Wednesday, August 27, 2014
Our rental van is wedged, floor to ceiling, in a parking garage. While we knew we were pushing the height limits when we pulled into the underground garage in downtown Santiago, Chile, we are now paying the price and having to reverse out of the corkscrew structure. This mishap is the culmination of several hours or running around one of the most congested cities in South America, trying to pull together last minute provisions for a several week tour through the Andes.
To make matters worse, err, more hilarious, our van is tattooed with the battle cry: Toca la bocina si te gusta el doggy style, or: “Honk if you like it doggy style,” in giant letters across the back. I’m not sure which marketing genius came up with the idea of putting that phrase on a rental car, but we can’t help but laugh every time we hear a car horn.
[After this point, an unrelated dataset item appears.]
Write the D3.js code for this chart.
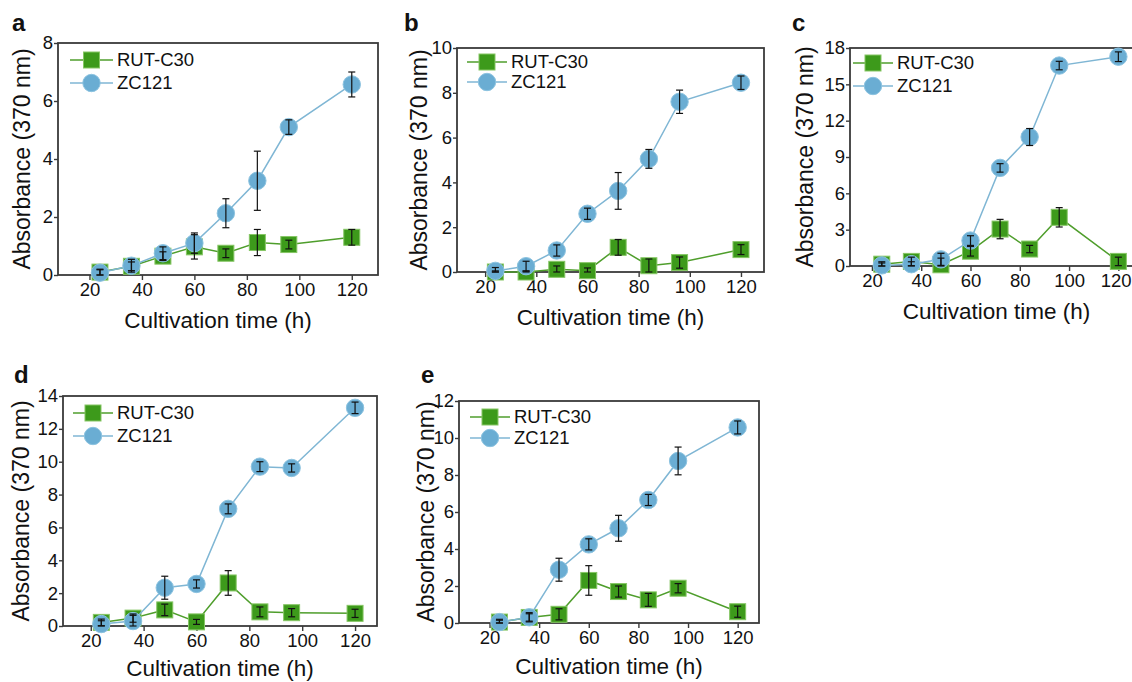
<!DOCTYPE html>
<html>
<head>
<meta charset="utf-8">
<script src="https://cdn.jsdelivr.net/npm/d3@7"></script>
<style>
  html, body { margin: 0; padding: 0; background: #ffffff; }
  svg { display: block; font-family: "Liberation Sans", Arial, sans-serif; }
</style>
</head>
<body>
<svg id="chart" width="1132" height="682"></svg>
<script>
// ---------------- DATA ----------------
const times = [24, 36, 48, 60, 72, 84, 96, 120];
const xTicks = [20, 40, 60, 80, 100, 120];
const seriesNames = ["RUT-C30", "ZC121"];
const panelLetters = ["a", "b", "c", "d", "e"];
const xTitle = "Cultivation time (h)";
const yTitle = "Absorbance (370 nm)";

const yTicksA = [0, 2, 4, 6, 8];
const yTicksB = [0, 2, 4, 6, 8, 10];
const yTicksC = [0, 3, 6, 9, 12, 15, 18];
const yTicksD = [0, 2, 4, 6, 8, 10, 12, 14];
const yTicksE = [0, 2, 4, 6, 8, 10, 12];

// panel a
const rutA    = [0.10, 0.30, 0.65, 0.97, 0.75, 1.12, 1.05, 1.30];
const rutErrA = [0.10, 0.15, 0.15, 0.42, 0.15, 0.45, 0.15, 0.27];
const zcA     = [0.08, 0.32, 0.75, 1.10, 2.13, 3.25, 5.10, 6.57];
const zcErrA  = [0.10, 0.22, 0.22, 0.35, 0.50, 1.02, 0.25, 0.43];
// panel b
const rutB    = [0.00, 0.00, 0.12, 0.06, 1.10, 0.28, 0.42, 1.00];
const rutErrB = [0.05, 0.05, 0.15, 0.12, 0.35, 0.30, 0.25, 0.22];
const zcB     = [0.05, 0.26, 0.96, 2.60, 3.62, 5.05, 7.60, 8.45];
const zcErrB  = [0.15, 0.22, 0.25, 0.25, 0.82, 0.42, 0.52, 0.30];
// panel c
const rutC    = [0.15, 0.38, 0.10, 1.22, 3.05, 1.40, 4.02, 0.38];
const rutErrC = [0.20, 0.35, 0.55, 0.40, 0.80, 0.30, 0.80, 0.35];
const zcC     = [0.05, 0.15, 0.55, 2.10, 8.10, 10.65, 16.55, 17.28];
const zcErrC  = [0.20, 0.20, 0.50, 0.40, 0.35, 0.70, 0.35, 0.40];
// panel d
const rutD    = [0.22, 0.48, 0.98, 0.25, 2.62, 0.86, 0.81, 0.77];
const rutErrD = [0.20, 0.25, 0.35, 0.15, 0.75, 0.30, 0.25, 0.25];
const zcD     = [0.12, 0.30, 2.33, 2.56, 7.13, 9.70, 9.62, 13.28];
const zcErrD  = [0.20, 0.35, 0.70, 0.25, 0.30, 0.30, 0.25, 0.35];
// panel e
const rutE    = [0.05, 0.30, 0.47, 2.30, 1.70, 1.25, 1.88, 0.61];
const rutErrE = [0.10, 0.20, 0.30, 0.80, 0.30, 0.35, 0.25, 0.30];
const zcE     = [0.05, 0.31, 2.88, 4.25, 5.12, 6.65, 8.76, 10.57];
const zcErrE  = [0.15, 0.25, 0.62, 0.30, 0.70, 0.30, 0.75, 0.35];

const panelData = [
  { letter: panelLetters[0], yTicks: yTicksA, rut: rutA, rutErr: rutErrA, zc: zcA, zcErr: zcErrA },
  { letter: panelLetters[1], yTicks: yTicksB, rut: rutB, rutErr: rutErrB, zc: zcB, zcErr: zcErrB },
  { letter: panelLetters[2], yTicks: yTicksC, rut: rutC, rutErr: rutErrC, zc: zcC, zcErr: zcErrC },
  { letter: panelLetters[3], yTicks: yTicksD, rut: rutD, rutErr: rutErrD, zc: zcD, zcErr: zcErrD },
  { letter: panelLetters[4], yTicks: yTicksE, rut: rutE, rutErr: rutErrE, zc: zcE, zcErr: zcErrE }
];

// ---------------- LAYOUT ----------------
const layout = [
  { left: 58,  right: 378,  top: 43,  bottom: 275, xd: [8, 130],     xtY: 328, ylabX: 30,  letX: 12,  letY: 31,  leg: [12, 55, 17, 40] },
  { left: 457, right: 764,  top: 48,  bottom: 272, xd: [9, 129],     xtY: 325, ylabX: 427, letX: 404, letY: 31,  leg: [10, 50, 14, 34] },
  { left: 850, right: 1143, top: 48,  bottom: 266, xd: [11.1, 130],  xtY: 319, ylabX: 813, letX: 792, letY: 31,  leg: [3, 43, 15, 38] },
  { left: 63,  right: 377,  top: 396, bottom: 626, xd: [9.5, 128.3], xtY: 676, ylabX: 29,  letX: 14,  letY: 383, leg: [10, 50, 17, 40] },
  { left: 459, right: 759,  top: 401, bottom: 623, xd: [7.7, 128.6], xtY: 674, ylabX: 434, letX: 421, letY: 383, leg: [11, 51, 16, 37] }
];

const GREEN_LINE = "#4f9e2c", GREEN_FILL = "#3d9a1b", GREEN_EDGE = "#86c665";
const BLUE_LINE = "#7fb6d4", BLUE_FILL = "#6aadd3", BLUE_EDGE = "#8cc3e0";
const FRAME = "#3a3a3a";
const SQ = 16, R = 8.7;
const W = 1132;

const svg = d3.select("#chart");

panelData.forEach((p, i) => {
  const L = layout[i];
  const x = d3.scaleLinear().domain(L.xd).range([L.left, L.right]);
  const y = d3.scaleLinear().domain([0, p.yTicks[p.yTicks.length - 1]]).range([L.bottom, L.top]);
  const g = svg.append("g");

  // axes
  const xAxis = d3.axisBottom(x).tickValues(xTicks).tickSize(5).tickSizeOuter(0).tickPadding(3);
  const gx = g.append("g").attr("transform", `translate(0,${L.bottom})`).call(xAxis);
  const yAxis = d3.axisLeft(y).tickValues(p.yTicks).tickSize(4).tickSizeOuter(0).tickPadding(1);
  const gy = g.append("g").attr("transform", `translate(${L.left},0)`).call(yAxis);
  [gx, gy].forEach(a => {
    a.select(".domain").remove();
    a.selectAll(".tick line").attr("stroke", FRAME).attr("stroke-width", 1.4);
    a.selectAll(".tick text").attr("fill", "#111").style("font-size", "18.5px")
      .style("font-family", "'Liberation Sans', Arial, sans-serif");
  });
  // keep tick labels inside the picture's right edge
  gx.selectAll(".tick").each(function (d) {
    const t = d3.select(this).select("text");
    const bb = t.node().getBBox();
    const absRight = x(d) + bb.x + bb.width;
    if (absRight > W - 1) t.attr("dx", (W - 1 - absRight) + "px");
  });

  // frame
  g.append("rect")
    .attr("x", L.left).attr("y", L.top)
    .attr("width", L.right - L.left).attr("height", L.bottom - L.top)
    .attr("fill", "none").attr("stroke", FRAME).attr("stroke-width", 1.8);

  // titles
  g.append("text")
    .attr("x", (L.left + L.right) / 2).attr("y", L.xtY)
    .attr("text-anchor", "middle").style("font-size", "22.5px").attr("fill", "#111")
    .text(xTitle);
  g.append("text")
    .attr("transform", `translate(${L.ylabX},${(L.top + L.bottom) / 2}) rotate(-90)`)
    .attr("text-anchor", "middle").style("font-size", "23px").attr("fill", "#111")
    .text(yTitle);
  g.append("text")
    .attr("x", L.letX).attr("y", L.letY)
    .style("font-size", "24px").style("font-weight", "bold").attr("fill", "#111")
    .text(p.letter);

  const line = d3.line().x((d, k) => x(times[k])).y(d => y(d));

  // RUT-C30
  g.append("path").datum(p.rut).attr("d", line)
    .attr("fill", "none").attr("stroke", GREEN_LINE).attr("stroke-width", 1.5);
  g.selectAll(".sq").data(p.rut).enter().append("rect")
    .attr("x", (d, k) => x(times[k]) - SQ / 2).attr("y", d => y(d) - SQ / 2)
    .attr("width", SQ).attr("height", SQ)
    .attr("fill", GREEN_FILL).attr("stroke", GREEN_EDGE).attr("stroke-width", 1);

  // ZC121
  g.append("path").datum(p.zc).attr("d", line)
    .attr("fill", "none").attr("stroke", BLUE_LINE).attr("stroke-width", 1.5);
  g.selectAll(".ci").data(p.zc).enter().append("circle")
    .attr("cx", (d, k) => x(times[k])).attr("cy", d => y(d)).attr("r", R)
    .attr("fill", BLUE_FILL).attr("stroke", BLUE_EDGE).attr("stroke-width", 1);

  // error bars
  const drawErr = (vals, errs) => {
    vals.forEach((v, k) => {
      const cx = x(times[k]);
      const lo = y(Math.max(0, v - errs[k])), hi = y(v + errs[k]);
      const eg = g.append("g").attr("stroke", "#111").attr("stroke-width", 1.2);
      eg.append("line").attr("x1", cx).attr("x2", cx).attr("y1", lo).attr("y2", hi);
      eg.append("line").attr("x1", cx - 3.5).attr("x2", cx + 3.5).attr("y1", hi).attr("y2", hi);
      eg.append("line").attr("x1", cx - 3.5).attr("x2", cx + 3.5).attr("y1", lo).attr("y2", lo);
    });
  };
  drawErr(p.rut, p.rutErr);
  drawErr(p.zc, p.zcErr);

  // legend
  const [l0, l1, r0, r1] = L.leg;
  const lx0 = L.left + l0, lx1 = L.left + l1, lc = (lx0 + lx1) / 2;
  const ly0 = L.top + r0, ly1 = L.top + r1;
  g.append("line").attr("x1", lx0).attr("x2", lx1).attr("y1", ly0).attr("y2", ly0)
    .attr("stroke", GREEN_LINE).attr("stroke-width", 1.5);
  g.append("rect").attr("x", lc - SQ / 2).attr("y", ly0 - SQ / 2).attr("width", SQ).attr("height", SQ)
    .attr("fill", GREEN_FILL).attr("stroke", GREEN_EDGE).attr("stroke-width", 1);
  g.append("text").attr("x", lx1 + 4).attr("y", ly0).attr("dy", "0.35em")
    .style("font-size", "18.5px").attr("fill", "#111").text(seriesNames[0]);
  g.append("line").attr("x1", lx0).attr("x2", lx1).attr("y1", ly1).attr("y2", ly1)
    .attr("stroke", BLUE_LINE).attr("stroke-width", 1.5);
  g.append("circle").attr("cx", lc).attr("cy", ly1).attr("r", R)
    .attr("fill", BLUE_FILL).attr("stroke", BLUE_EDGE).attr("stroke-width", 1);
  g.append("text").attr("x", lx1 + 4).attr("y", ly1).attr("dy", "0.35em")
    .style("font-size", "18.5px").attr("fill", "#111").text(seriesNames[1]);
});
</script>
</body>
</html>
Accompanying me through theses trials is fellow gringo Drew Tabke, who is no stranger to the nuances of making things happen in a country that seems to be the definition of Murphy’s Law. Drew is a seasoned Chilean traveler with the right mix of humor, resourcefulness, and tenacity to make things happen in a place where even the most pedestrian of tasks become unnecessarily complicated. Plus, he speaks fluent Spanish, something not to be overlooked.
The winter in Chile hasn’t exactly been off the charts. Despite a strong start, a month long high-pressure had many resorts sweating it out, questioning if they’d be able to make it to September. That all changed last weekend when a more powerful than forecasted storm dropped close to three feet of snow in parts of the Andes. With more snow forecasted through the week, things seem to be on the up and up for a winter that most people had nearly written off.
We’ll hopefully be in the mountains in less than 24 hours, camping in a remote backcountry area that’s supposedly holding good snow: untouched August snow easily justifying any hassle that comes along with finding powder. For now, however, it’s back to getting out of this parking garage and the jigsaw puzzle of putting together a ski trip in Chile, a puzzle that always seems to be missing at least one piece.